Recommended way to test code updates in Oracle

oracleoracle-12cplsqlrestore

We have lots of self-built high performance Oracle 12c database servers with two quite large instances (OLTP and data warehouse) for development purposes. Our PL/SQL developers sometimes have to redefine table structures, update millions to billions of rows, create/test new indexes and so on. At the moment everytime the update scripts run and the data is changed, we have to re-import all tablespaces, recreate replication, etc. because we need to test the updates again. This procedure takes about 3-5 hours (much of it running in the background) until the developers can access the server again. In the meantime they switch to another, unchanged server to test again, which, of course, is then unusable after the update (repeat as often as needed…).

My teams tasks include recreating the databases for these exact purposes, which is annoying, to say the least.
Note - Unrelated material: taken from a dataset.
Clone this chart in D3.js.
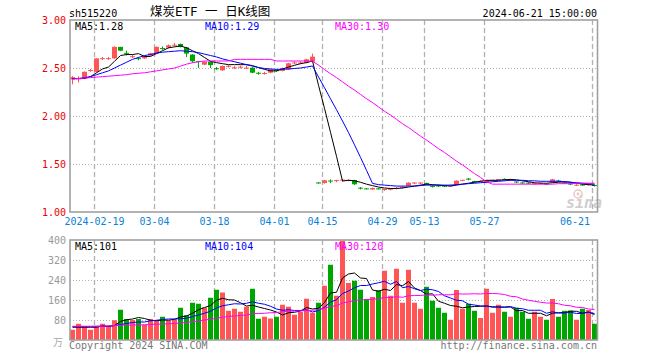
<!DOCTYPE html>
<html><head><meta charset="utf-8">
<script src="https://cdn.jsdelivr.net/npm/d3@7"></script>
<style>
body{margin:0;background:#fff}
svg{display:block}
text{font-family:"DejaVu Sans Mono","Noto Sans CJK SC",monospace}
</style>
</head><body>
<svg id="c" width="660" height="360"></svg>
<script>
const dates = ["02-05","02-06","02-07","02-08","02-19","02-20","02-21","02-22","02-23","02-26","02-27","02-28","02-29",
"03-01","03-04","03-05","03-06","03-07","03-08","03-11","03-12","03-13","03-14","03-15","03-18","03-19","03-20","03-21","03-22","03-25","03-26","03-27","03-28","03-29",
"04-01","04-02","04-03","04-08","04-09","04-10","04-11","04-12","04-15","04-16","04-17","04-18","04-19","04-22","04-23","04-24","04-25","04-26","04-29","04-30",
"05-06","05-07","05-08","05-09","05-10","05-13","05-14","05-15","05-16","05-17","05-20","05-21","05-22","05-23","05-24","05-27","05-28","05-29","05-30","05-31",
"06-03","06-04","06-05","06-06","06-07","06-11","06-12","06-13","06-14","06-17","06-18","06-19","06-20","06-21"];

const open = [2.38,2.385,2.40,2.472,2.46,2.595,2.595,2.60,2.72,2.655,2.615,2.60,2.60,2.632,2.653,2.705,2.712,2.735,2.75,2.715,
2.64,2.57,2.535,2.565,2.495,2.476,2.515,2.50,2.507,2.497,2.503,2.447,2.441,2.451,2.475,2.47,2.486,2.55,2.55,2.555,
2.566,1.305,1.302,1.325,1.325,1.33,1.325,1.333,1.25,1.242,1.235,1.242,1.233,1.232,1.245,1.255,1.274,1.30,1.30,1.302,
1.268,1.272,1.27,1.272,1.284,1.328,1.345,1.322,1.318,1.302,1.328,1.335,1.342,1.335,1.315,1.305,1.302,1.29,1.298,1.292,
1.31,1.325,1.305,1.292,1.278,1.282,1.283,1.277];
const close = [2.405,2.39,2.46,2.476,2.60,2.60,2.60,2.72,2.68,2.65,2.62,2.595,2.625,2.653,2.72,2.70,2.736,2.74,2.72,2.65,
2.57,2.565,2.565,2.53,2.49,2.521,2.52,2.503,2.51,2.50,2.451,2.444,2.444,2.486,2.47,2.50,2.549,2.555,2.555,2.59,
2.618,1.30,1.33,1.32,1.33,1.335,1.335,1.289,1.247,1.24,1.25,1.24,1.236,1.248,1.248,1.258,1.305,1.303,1.303,1.287,
1.265,1.27,1.268,1.275,1.326,1.333,1.34,1.31,1.32,1.333,1.333,1.34,1.338,1.338,1.31,1.30,1.30,1.30,1.30,1.29,
1.34,1.32,1.30,1.29,1.28,1.28,1.286,1.275];
const high = [2.415,2.415,2.465,2.49,2.60,2.615,2.615,2.725,2.72,2.68,2.635,2.615,2.63,2.66,2.725,2.725,2.745,2.76,2.755,2.72,
2.645,2.575,2.57,2.57,2.51,2.525,2.53,2.52,2.525,2.525,2.51,2.46,2.46,2.49,2.485,2.505,2.555,2.57,2.57,2.595,
2.65,1.31,1.335,1.34,1.335,1.34,1.34,1.335,1.26,1.25,1.255,1.25,1.24,1.25,1.26,1.27,1.31,1.31,1.31,1.305,
1.28,1.285,1.28,1.285,1.33,1.335,1.355,1.325,1.33,1.335,1.335,1.342,1.35,1.345,1.32,1.315,1.31,1.305,1.31,1.30,
1.345,1.335,1.315,1.30,1.29,1.29,1.295,1.285];
const low = [2.33,2.35,2.385,2.46,2.455,2.585,2.585,2.595,2.675,2.63,2.605,2.58,2.595,2.625,2.65,2.69,2.705,2.725,2.715,2.615,
2.555,2.50,2.53,2.50,2.48,2.47,2.505,2.49,2.495,2.49,2.445,2.43,2.43,2.445,2.46,2.465,2.48,2.54,2.54,2.55,
2.56,1.295,1.295,1.30,1.31,1.315,1.32,1.28,1.235,1.235,1.23,1.235,1.22,1.225,1.235,1.245,1.27,1.29,1.29,1.28,
1.255,1.26,1.26,1.265,1.28,1.32,1.33,1.305,1.31,1.30,1.32,1.325,1.33,1.325,1.30,1.295,1.29,1.285,1.29,1.28,
1.305,1.315,1.295,1.28,1.27,1.275,1.275,1.265];

const priceMA5 = [2.39,2.39,2.39,2.41,2.45,2.49,2.51,2.57,2.63,2.64,2.64,2.65,2.62,2.62,2.65,2.68,2.71,2.72,2.73,2.71,
2.68,2.65,2.61,2.57,2.556,2.545,2.535,2.535,2.535,2.535,2.525,2.504,2.486,2.47,2.47,2.49,2.51,2.528,2.545,2.556,
2.573,2.32,2.08,1.83,1.58,1.323,1.33,1.325,1.31,1.29,1.275,1.26,1.25,1.245,1.245,1.25,1.26,1.27,1.28,1.29,
1.285,1.28,1.275,1.27,1.28,1.29,1.30,1.31,1.32,1.33,1.33,1.33,1.335,1.34,1.335,1.325,1.315,1.305,1.30,1.30,
1.305,1.31,1.315,1.31,1.30,1.29,1.285,1.28];
const priceMA10 = [2.39,2.39,2.40,2.41,2.43,2.45,2.47,2.50,2.53,2.56,2.59,2.61,2.63,2.64,2.655,2.665,2.67,2.675,2.68,2.675,
2.67,2.66,2.645,2.63,2.615,2.595,2.58,2.565,2.55,2.535,2.52,2.505,2.495,2.49,2.486,2.486,2.49,2.495,2.50,2.51,
2.521,2.407,2.295,2.179,2.065,1.948,1.827,1.70,1.569,1.434,1.298,1.285,1.28,1.275,1.27,1.27,1.27,1.27,1.275,1.28,
1.28,1.28,1.28,1.28,1.285,1.29,1.295,1.30,1.305,1.31,1.315,1.32,1.325,1.33,1.33,1.33,1.325,1.325,1.32,1.32,
1.32,1.32,1.315,1.31,1.305,1.30,1.295,1.29];
const priceMA30 = [2.385,2.39,2.395,2.40,2.405,2.41,2.415,2.42,2.425,2.43,2.44,2.445,2.45,2.46,2.47,2.48,2.49,2.50,2.52,2.54,
2.555,2.565,2.573,2.573,2.573,2.573,2.573,2.59,2.59,2.59,2.59,2.59,2.59,2.59,2.573,2.573,2.573,2.573,2.573,2.573,
2.57,2.53,2.485,2.44,2.40,2.355,2.31,2.27,2.225,2.18,2.14,2.095,2.05,2.01,1.965,1.92,1.88,1.835,1.79,1.75,
1.705,1.66,1.62,1.575,1.53,1.49,1.445,1.40,1.36,1.315,1.29,1.29,1.29,1.29,1.29,1.29,1.29,1.29,1.29,1.29,
1.29,1.295,1.295,1.295,1.30,1.30,1.30,1.30];

const volume = [41,65,55,41,52,65,55,79,121,84,80,84,61,84,77,93,78,82,129,99,
149,145,130,169,201,190,117,125,113,133,205,85,93,86,93,141,133,101,112,165,
109,149,217,301,177,398,228,237,201,164,172,199,277,177,285,149,281,149,125,213,
157,129,109,81,200,125,145,117,88,205,109,141,113,93,129,113,85,113,93,81,
164,93,117,118,81,125,120,65];
const volMA5 = [51,51,51,51,51,56,54,58,74,81,84,90,86,79,77,80,79,83,92,96,
107,121,130,138,159,167,161,160,149,136,139,132,126,120,112,100,109,111,116,130,
124,127,150,188,191,248,264,268,248,246,200,195,203,198,222,217,234,208,198,183,
185,155,147,138,135,129,132,134,135,136,133,132,131,132,117,118,107,107,107,97,
107,109,110,115,115,107,112,102];
const volMA10 = [54,54,54,54,55,55,56,58,62,66,70,72,72,77,79,82,84,84,85,87,
94,100,107,115,128,137,141,145,144,147,153,147,143,135,124,119,121,118,118,121,
112,118,131,152,161,186,196,209,218,218,224,229,235,223,234,209,214,205,198,203,
201,194,177,168,159,157,143,140,136,136,131,132,132,134,127,125,119,119,119,107,
113,108,108,111,106,107,111,106];
const volMA30 = [55,55,55,55,55,55,56,58,59,59,60,60,61,62,63,64,65,66,68,70,
73,76,80,83,87,91,94,96,98,100,105,106,107,109,110,113,115,116,116,118,
119,122,127,134,137,148,153,158,160,162,163,165,170,170,173,171,177,178,178,181,
179,181,181,181,185,184,184,185,184,186,186,185,182,175,173,164,159,155,151,148,
148,145,139,137,131,130,124,122];

const priceTicks = [1.00, 1.50, 2.00, 2.50, 3.00];
const volTicks = [80, 160, 240, 320, 400];
const dateTicks = ["02-19","03-04","03-18","04-01","04-15","04-29","05-13","05-27","06-21"];
const dateTickLabels = ["2024-02-19","03-04","03-18","04-01","04-15","04-29","05-13","05-27","06-21"];
const priceMALabels = ["MA5:1.28","MA10:1.29","MA30:1.30"];
const volMALabels = ["MA5:101","MA10:104","MA30:120"];
const maColors = ["#000000","#0000ff","#ff00ff"];

const UP = "#ff5555", DOWN = "#00a600", GRID = "#b0b0b0", FRAME = "#a0a0a0";
const svg = d3.select("#c");
svg.append("rect").attr("width",660).attr("height",360).attr("fill","#fff");

const L = 70, R = 598;
const x = d3.scaleBand().domain(dates).range([L, R]).padding(0);
const bw = 5;
const cx = d => x(d) + 2.5;
const yP = d3.scaleLinear().domain([1, 3]).range([212, 20]);
const yV = d3.scaleLinear().domain([0, 400]).range([340, 240]);

// titles
svg.append("text").attr("x",69).attr("y",17).attr("font-size",10).attr("fill","#000").text("sh515220");
svg.append("text").attr("x",150).attr("y",16).attr("font-size",12.5).attr("fill","#000").text("煤炭ETF 一 日K线图");
svg.append("text").attr("x",597).attr("y",17).attr("font-size",10).attr("text-anchor","end").attr("fill","#000").text("2024-06-21 15:00:00");

function panel(yScale, ticks, top, bottom) {
  const g = svg.append("g");
  g.selectAll("line.h").data(ticks.filter(t => yScale(t) > top + 1 && yScale(t) < bottom - 1)).join("line")
    .attr("x1", L).attr("x2", R).attr("y1", t => Math.round(yScale(t)) + 0.5).attr("y2", t => Math.round(yScale(t)) + 0.5)
    .attr("stroke", GRID).attr("stroke-dasharray", "1,2");
  g.selectAll("line.v").data(dateTicks).join("line")
    .attr("x1", d => x(d) + 0.5).attr("x2", d => x(d) + 0.5).attr("y1", top).attr("y2", bottom)
    .attr("stroke", GRID).attr("stroke-width", 1.3).attr("stroke-dasharray", "5,3");
  return g;
}
panel(yP, priceTicks, 20, 212);
panel(yV, volTicks, 240, 340);

// watermark
const wm = svg.append("g").attr("opacity", 0.6);
wm.append("circle").attr("cx", 578).attr("cy", 194).attr("r", 4).attr("fill", "none").attr("stroke", "#e3a0a0").attr("stroke-width", 1.5);
wm.append("circle").attr("cx", 578).attr("cy", 194).attr("r", 1.4).attr("fill", "#e3a0a0");
wm.append("text").attr("x", 566).attr("y", 208).attr("font-size", 15).attr("font-style", "italic").attr("font-weight", "bold")
  .attr("font-family", "DejaVu Sans").attr("fill", "#b0b0b0").text("sina");

// candles
const idx = d3.range(dates.length);
const cg = svg.append("g");
idx.forEach(i => {
  const up = close[i] >= open[i];
  const col = up ? UP : DOWN;
  const xc = Math.round(cx(dates[i]) - 0.5) + 0.5;
  cg.append("line").attr("x1", xc).attr("x2", xc)
    .attr("y1", yP(high[i])).attr("y2", yP(low[i])).attr("stroke", col).attr("stroke-width", 1);
  const y1 = yP(Math.max(open[i], close[i])), y2 = yP(Math.min(open[i], close[i]));
  const h = Math.max(1, y2 - y1);
  cg.append("rect").attr("x", x(dates[i])).attr("y", h <= 1 ? (y1 + y2) / 2 - 0.5 : y1)
    .attr("width", bw).attr("height", h).attr("fill", col);
});

// price MA lines
const lineP = d3.line().x((d, i) => cx(dates[i])).y(d => yP(d));
[priceMA5, priceMA10, priceMA30].forEach((arr, j) => {
  svg.append("path").datum(arr).attr("d", lineP).attr("fill", "none").attr("stroke", maColors[j]).attr("stroke-width", 1);
});

// volume bars
svg.append("g").selectAll("rect").data(idx).join("rect")
  .attr("x", i => x(dates[i])).attr("y", i => yV(volume[i]))
  .attr("width", bw).attr("height", i => yV(0) - yV(volume[i]))
  .attr("fill", i => close[i] >= open[i] ? UP : DOWN);

const lineV = d3.line().x((d, i) => cx(dates[i])).y(d => yV(d));
[volMA5, volMA10, volMA30].forEach((arr, j) => {
  svg.append("path").datum(arr).attr("d", lineV).attr("fill", "none").attr("stroke", maColors[j]).attr("stroke-width", 1);
});

// frames
svg.append("rect").attr("x", 70).attr("y", 20).attr("width", 527.5).attr("height", 192)
  .attr("fill", "none").attr("stroke", FRAME).attr("stroke-width", 1.6);
svg.append("rect").attr("x", 70).attr("y", 240).attr("width", 527.5).attr("height", 100)
  .attr("fill", "none").attr("stroke", FRAME).attr("stroke-width", 1.6);

// price axis
const ap = svg.append("g").attr("transform", "translate(66,0)")
  .call(d3.axisLeft(yP).tickValues(priceTicks).tickFormat(d3.format(".2f")).tickSize(0).tickPadding(0));
ap.select(".domain").remove();
ap.selectAll("text").attr("font-size", 10).attr("fill", "#ee0000").attr("font-family", "DejaVu Sans Mono");

// volume axis
const av = svg.append("g").attr("transform", "translate(66,0)")
  .call(d3.axisLeft(yV).tickValues(volTicks).tickFormat(d3.format("d")).tickSize(0).tickPadding(0));
av.select(".domain").remove();
av.selectAll("text").attr("font-size", 10).attr("fill", "#999").attr("font-family", "DejaVu Sans Mono");
svg.append("text").attr("x", 63).attr("y", 346).attr("text-anchor", "end").attr("font-size", 10).attr("fill", "#aaa").text("万");

// date labels (last one kept inside the frame, right-aligned)
const nT = dateTicks.length;
svg.append("g").selectAll("text").data(dateTicks).join("text")
  .attr("x", (d, i) => i === nT - 1 ? x(d) - 2 : x(d) + 0.5).attr("y", 225)
  .attr("text-anchor", (d, i) => i === nT - 1 ? "end" : "middle").attr("font-size", 10)
  .attr("fill", "#0a82d6").text((d, i) => dateTickLabels[i]);

// MA legends
const legX = [75, 205, 335];
priceMALabels.forEach((t, j) => svg.append("text").attr("x", legX[j]).attr("y", 30).attr("font-size", 10).attr("fill", maColors[j]).text(t));
volMALabels.forEach((t, j) => svg.append("text").attr("x", legX[j]).attr("y", 249.5).attr("font-size", 10).attr("fill", maColors[j]).text(t));

// footer
svg.append("text").attr("x", 69).attr("y", 349).attr("font-size", 10).attr("fill", "#777").text("Copyright 2024 SINA.COM");
svg.append("text").attr("x", 597).attr("y", 349).attr("text-anchor", "end").attr("font-size", 10).attr("fill", "#777").text("http://finance.sina.com.cn");
</script>
</body></html>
I'm trying to come up with some alternatives and have looked into creating RMAN backups prior to the tests, ARCHIVELOG-mode, huge UNDO tablespaces or retention time, FLASHBACK RECOVERY, etc.
Nothing I've come up with is exactly what I need, I think.

Mind: I've got very little DBA-experience and all of that little experience is self-taught or learning by doing.

So what I need or try to comprehend is, what techniques could I use to reset the database (or the changed tables / data) to some point in the past (maybe even five minutes ago), without having to re-import the database?
I think ARCHIVELOG mode and restoring the changed tables / data might be the best way, but I'm not remotely sure.

Could someone point me in the right direction?

Best Answer

If you can coordinate the activity, then using guaranteed restore points (for flashback database) is exactly what you need. I do it for all my testing (in-fact did that 4 times yesterday while testing a complex multi-step process) and even my developers/QA uses it too when necessary.

  1. You create a guaranteed restore point,
  2. run the scripts.
  3. Validate and save results
  4. flashback database to the restore point taken before the scripts began.
  5. lather. rinse. repeat.

However, you must note that flashback database affects whole database, so if more than one person is checking their independent scripts, you will need to coordinate activity.

Once you get this, it is a piece of cake really and unlike PDB (as suggested above which may require additional licenses).